The table is rich-laden: feast royally all of you!
The calf is fatted: let no one go forth hungry!
Let all partake of the feast of faith. Let all receive the riches of goodness.
Let no one lament their poverty, for the universal kingdom has been revealed.
Let no one mourn their transgressions, for pardon has dawned from the grave. Let no one fear death, for the Savior's death has set us free.
He that was taken by death has annihilated it!
He descended into Hades and took Hades captive!
He embittered it when it tasted His flesh! And anticipating this, Isaiah exclaimed:
"Hades was embittered when it encountered Thee in the lower regions."
[...]
O death, where is thy sting?
O Hades, where is thy victory?
Christ is risen, and you are overthrown!
Christ is risen, and the demons are fallen!
Christ is risen, and the angels rejoice!
Christ is risen, and life reigns!
Christ is risen, and no one dead remains in a tomb!
For Christ, being raised from the dead, has become the first-fruits of them that have slept.
To Him be glory and might unto the ages of ages.
Amen.
I know I've been a bit Wendell Berry-poetry-heavy of late...but its just so good. One more, for good measure:
After the slavery of the body, dumbfoundment
of the living flesh in the order of spending
and wasting, then comes the enslavement
of consciousness, the incarnation of mind
in machines.
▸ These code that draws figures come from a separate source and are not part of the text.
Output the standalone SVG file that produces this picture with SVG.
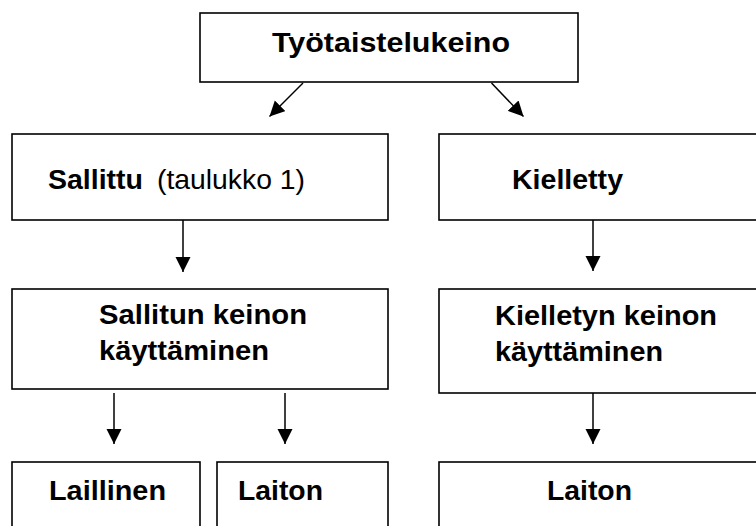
<svg xmlns="http://www.w3.org/2000/svg" width="756" height="526" viewBox="0 0 756 526">
<style>
.box{fill:#fff;stroke:#000;stroke-width:1.6}
.t{font-family:"Liberation Sans",Arial,sans-serif;font-size:27.5px;fill:#000}
.b{font-weight:bold}
.c{stroke:#000;stroke-width:1.5;fill:none}
</style>
<defs>
<marker id="ah" markerUnits="userSpaceOnUse" markerWidth="16" markerHeight="16" refX="15" refY="7.5" orient="auto" viewBox="0 0 16 16">
<path d="M0,0 L15,7.5 L0,15 z" fill="#000"/>
</marker>
</defs>
<rect width="756" height="526" fill="#fff"/>
<g id="connectors">
<line class="c" x1="303" y1="83" x2="269.5" y2="116.5" marker-end="url(#ah)"/>
<line class="c" x1="491.5" y1="83" x2="523.5" y2="116.5" marker-end="url(#ah)"/>
<line class="c" x1="183" y1="220" x2="183" y2="272" marker-end="url(#ah)"/>
<line class="c" x1="593" y1="220" x2="593" y2="271" marker-end="url(#ah)"/>
<line class="c" x1="114" y1="393" x2="114" y2="444" marker-end="url(#ah)"/>
<line class="c" x1="285" y1="393" x2="285" y2="444" marker-end="url(#ah)"/>
<line class="c" x1="593" y1="393" x2="593" y2="444" marker-end="url(#ah)"/>
</g>
<g id="n-tyotaistelukeino">
<rect class="box" x="200" y="13" width="378" height="69"/>
<text class="t b" x="272" y="52" font-size="29" textLength="238" lengthAdjust="spacingAndGlyphs">Työtaistelukeino</text>
</g>
<g id="n-sallittu">
<rect class="box" x="12" y="134" width="376" height="86"/>
<text class="t" y="189"><tspan class="b" x="48" textLength="95" lengthAdjust="spacingAndGlyphs">Sallittu</tspan><tspan x="157" textLength="148" lengthAdjust="spacingAndGlyphs">(taulukko 1)</tspan></text>
</g>
<g id="n-kielletty">
<rect class="box" x="439" y="134" width="330" height="86"/>
<text class="t b" x="512" y="189" textLength="111" lengthAdjust="spacingAndGlyphs">Kielletty</text>
</g>
<g id="n-sallitun-kaytto">
<rect class="box" x="12" y="289" width="376" height="100"/>
<text class="t b" x="99" y="324" textLength="208" lengthAdjust="spacingAndGlyphs">Sallitun keinon</text>
<text class="t b" x="99" y="360" textLength="170" lengthAdjust="spacingAndGlyphs">käyttäminen</text>
</g>
<g id="n-kielletyn-kaytto">
<rect class="box" x="439" y="289" width="330" height="104"/>
<text class="t b" x="495" y="325" textLength="222" lengthAdjust="spacingAndGlyphs">Kielletyn keinon</text>
<text class="t b" x="495" y="361" textLength="168" lengthAdjust="spacingAndGlyphs">käyttäminen</text>
</g>
<g id="n-laillinen">
<rect class="box" x="12" y="462" width="188" height="80"/>
<text class="t b" x="49" y="500" textLength="117" lengthAdjust="spacingAndGlyphs">Laillinen</text>
</g>
<g id="n-laiton1">
<rect class="box" x="217" y="462" width="171" height="80"/>
<text class="t b" x="238" y="500" textLength="85" lengthAdjust="spacingAndGlyphs">Laiton</text>
</g>
<g id="n-laiton2">
<rect class="box" x="439" y="462" width="330" height="80"/>
<text class="t b" x="547" y="500" textLength="85" lengthAdjust="spacingAndGlyphs">Laiton</text>
</g>
</svg>
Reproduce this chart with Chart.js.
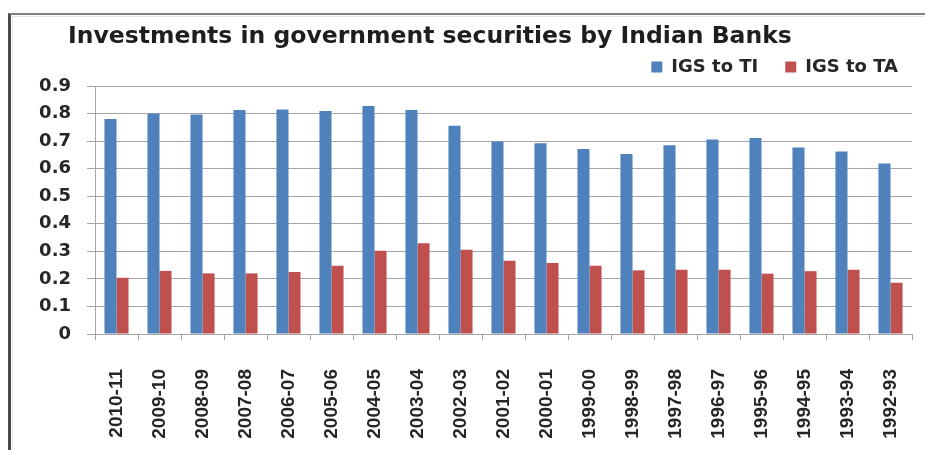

Once the mind is reduced
to the brain, then it falls within the grasp
of the machine. It is the mind incarnate
in the body, in community, and in the earth
that they cannot confine. The difference
is love; the difference is grief and joy.
Remember the body's pleasure and its sorrow.
Remember its grief at the loss of all it knew.
Remember its redemption in suffering
and in love. Remember its resurrection
on the last day, when all made things
that have not refused this passage
will return, clarified, each fully being
in the being of all. Remember the small
secret creases of the earth--the grassy,
the wooded, and the rocky--that the water
has made, finding its way. Remember
the voices of the water flowing. Remember
the water flowing under the shadows
of the trees, of the tall grasses, of the stones.
Remember the water striders walking over
the surface of the water as it flowed.
Remember the great sphere of the small
wren's song, through which the water flowed
and the light fell. Remember, and come to rest
in light's ordinary miracle.
-Wendell Berry, A Timbered Choir: The Sabbath Poems 1979-1997 (Berkeley, CA: Counterpoint, 1999), p. 118.
Let us look in anticipation for that last day--that day of return, clarity, and fullness of being.